Everyone seems to measure engagement metrics for their websites, but hardly anyone takes a closer look at website performance. While a couple of years ago the mantra for websites was “content is king”, there has been a paradigm shift towards “performance is king”. According to research carried out by Google, half of all website visitors immediately leave your page if loading takes more than three seconds. But not only do high performing websites bring in more visitors, they also achieve higher SEO rankings. So what are the main metrics to keep an eye on when it comes to measuring your website’s performance? Here’s our attempt at a comprehensive list.
1. Unique Visitors
Pretty straightforward, this metric tells you how many unique users come to visit your site over a given period of time.

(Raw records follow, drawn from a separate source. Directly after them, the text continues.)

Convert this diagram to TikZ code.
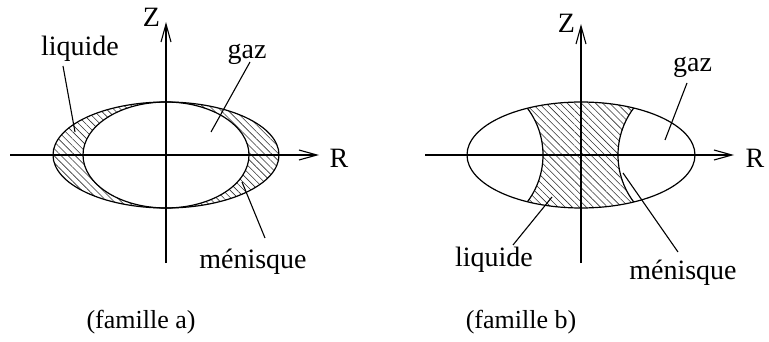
\documentclass[tikz,border=0pt]{standalone}
\usepackage{fontspec}
\setmainfont{Liberation Serif}
\usetikzlibrary{arrows.meta,patterns.meta}
\begin{document}
\begin{tikzpicture}[x=1pt,y=-1pt,
  line width=1.2pt,
  axis/.style={-{Straight Barb[length=18pt,width=10pt,line width=1.1pt]}},
  hatch/.style={pattern={Lines[angle=-45,distance=5pt,line width=0.6pt]},pattern color=black!80},
  lbl/.style={anchor=base,inner sep=0pt,font=\fontsize{28}{32}\selectfont},
  captext/.style={anchor=base,inner sep=0pt,font=\fontsize{26}{30}\selectfont},
  leader/.style={line width=1.1pt}]
\useasboundingbox (0,0) rectangle (769,342);
% ---------- famille a ----------
\fill[hatch,even odd rule] (166,155) ellipse [x radius=113, y radius=53]
  (166,155) ellipse [x radius=83, y radius=53];
\draw (166,155) ellipse [x radius=113, y radius=53];
\draw (166,155) ellipse [x radius=83, y radius=53];
\coordinate (za0) at (166,263);
\coordinate (za1) at (166,22);
\coordinate (ra0) at (10,155);
\coordinate (ra1) at (319,155);
\draw[axis] (za0) -- (za1);
\draw[axis] (ra0) -- (ra1);
\node[lbl] (Za) at (151.5,27) {Z};
\node[lbl] (Ra) at (339,168) {R};
\node[lbl] (liqa) at (80,56) {liquide};
\node[lbl] (gaza) at (247,59) {gaz};
\node[lbl] (mena) at (253,269) {ménisque};
\node[captext] (capa) at (141,328) {(famille a)};
\coordinate (liqa1) at (63,66);
\coordinate (liqa2) at (75,132);
\coordinate (gaza1) at (250,62);
\coordinate (gaza2) at (211,132);
\coordinate (mena1) at (265,238);
\coordinate (mena2) at (242,182);
\draw[leader] (liqa1) -- (liqa2);
\draw[leader] (gaza1) -- (gaza2);
\draw[leader] (mena1) -- (mena2);
% ---------- famille b ----------
\begin{scope}
  \clip (581,155) ellipse [x radius=114, y radius=53];
  \fill[hatch,even odd rule] (380,80) rectangle (800,230)
    (465,155) circle [radius=78] (696,155) circle [radius=78];
  \draw (465,155) circle [radius=78];
  \draw (696,155) circle [radius=78];
\end{scope}
\draw (581,155) ellipse [x radius=114, y radius=53];
\coordinate (zb0) at (581,263);
\coordinate (zb1) at (581,24);
\coordinate (rb0) at (425,155);
\coordinate (rb1) at (734,155);
\draw[axis] (zb0) -- (zb1);
\draw[axis] (rb0) -- (rb1);
\node[lbl] (Zb) at (566.5,33) {Z};
\node[lbl] (Rb) at (755,168) {R};
\node[lbl] (gazb) at (692.5,72) {gaz};
\node[lbl] (liqb) at (494,266) {liquide};
\node[lbl] (menb) at (683,279) {ménisque};
\node[captext] (capb) at (521,328) {(famille b)};
\coordinate (gazb1) at (687,83);
\coordinate (gazb2) at (665,140);
\coordinate (liqb1) at (513,245);
\coordinate (liqb2) at (552,197);
\coordinate (menb1) at (678,252);
\coordinate (menb2) at (623,173);
\draw[leader] (gazb1) -- (gazb2);
\draw[leader] (liqb1) -- (liqb2);
\draw[leader] (menb1) -- (menb2);
\end{tikzpicture}
\end{document}
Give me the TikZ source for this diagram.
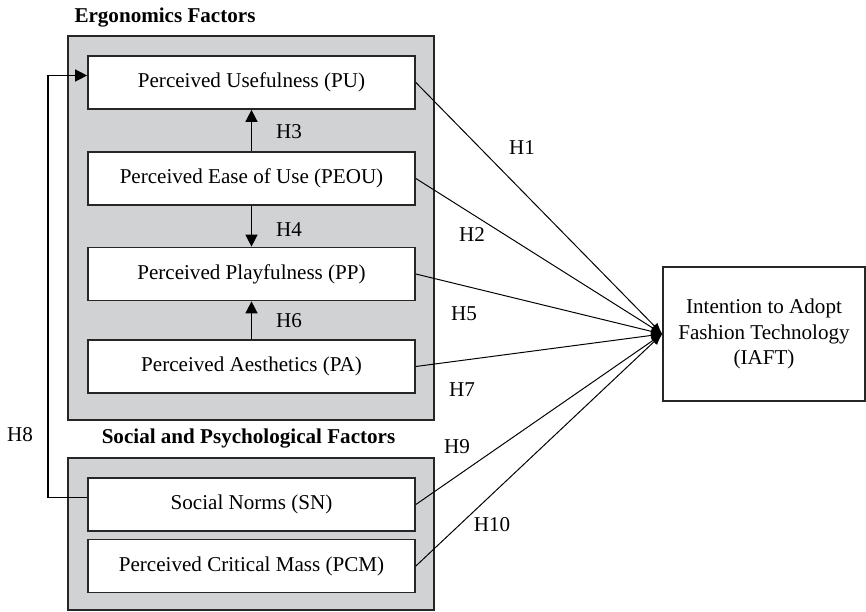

If this number is going up, it means that your ads are performing well and that you’re offering valuable content for your audience.
2. Page Speed
This is probably THE most important metric when it comes to web performance monitoring. Page speed measures the time it takes from a user to click to fully load a whole page with all its content be it text, video, pictures or literally anything else. The fastest and easiest way to measure your site’s page speed is through Google’s Page Speed Insights.
3. Time to Start Render
Basically, the time to start render is the time it takes for the first clue a user gets that something is happening on a website to appear. This could be something as simple as a background color.
4. First Contentful Paint
The first contentful paint on the other hand, is the time it takes between a user opening your page and the first content type, such as a block of text or an image, appearing in the user’s browser. It’s important to note that the more valuable parts of your website should load first and therefore fast.
5. Bounce Rate
The bounce rate describes the percentage of website visitors who navigate away from your page right after having viewed only one page of your site. A high bounce rate most likely means that you’re either targeting the wrong audience or your content needs improvement.
6. Error Rate
This rate should be closely monitored as a peak might indicate that you’re facing some major issues with your application. Errors can have all kinds of sources and there is no general rule of thumb to prevent them but checking the error rate regularly is definitely a way to start.
7. Conversion Rate
Depending on your marketing funnel, there can be all sorts of conversions you might want to measure. For example, conversions from website visitor to lead, from lead to customer or even from a simple visitor directly to a customer. This metric tells you how effective your landing pages are when it comes to getting users to perform a certain action.
8. Requests per Second
This performance metric measures how many actions are being performed on your website per second. Every form of interaction with your page is in this case referred to as a request.
9. Peak Response Time
The Peak Response Time, as the name already suggests, measures the longest loading time; thereby offering you an insight into the elements of your web application that are underperforming.